On Friday, March 8, in observance of International Women’s Day, the Thomas Merton Center will screen The Invisible War, a documentary about abuse of women in the American military.
The Academy Award-nominated film addresses sexual assault against women in the armed forces. According to the military’s official statistics, 20 percent of women have experienced sexual assault. An estimated 80 percent of those cases go unreported.
“Something like women being abused in the military is not something you hear about too often, and it’s something that deserves our attention and focus,” said Diane McMahon, managing director of the Thomas Merton Center.
The Center, together with the Women’s League for International Peace and Freedom, and the American Friends Service Committee of Pennsylvania, will host a discussion and question and answer session in addition to the screening.

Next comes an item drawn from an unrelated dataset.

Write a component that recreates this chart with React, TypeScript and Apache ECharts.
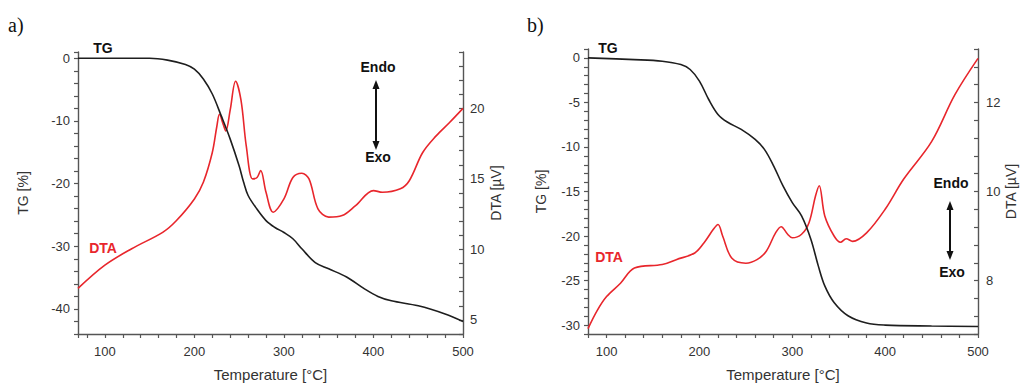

“One of the challenges we always face is to make it very real for them [attendees], so it’s not just a movie, but something that’s really happening.”
To that end, two Iraq war veterans, Helen Gerhardt and Joyce Wagner, will share their experiences after the showing.
Though the film and discussion focus on abuse against women, it is not an event of gender-specific importance. McMahon hopes to catapult into a larger discussion about frameworks of injustice.
“It is one opening, aperture, that we can look at to not only address how women are being abused, but the whole systemic problem with how we treat each other, how we relate to each other, how institutions perpetuate oppression,” said McMahon.
Historically, the Merton Center has been known for its work to end wars. It aims to raise moral consciousness and to engage society in addressing questions of injustice in order to build a more peaceful world.
“We ask the big question, ‘why?’ And there’s a lot of times you don’t have a place that you can ask the big question,” said McMahon. “I think that when we ask it, it draws us together and it makes closer relationships.”
McMahon acknowledges that there are alternative means of spending a Friday night in Pittsburgh. But she believes discussing questions of why the world operates as it does in the company of others is crucial to creating change.
“It’s the community that’s going to make something happen. It’s not any one of us. If we can reach out and communicate better with each other, build our relationships in a trusting way, then we think we’re going to have a real impact.”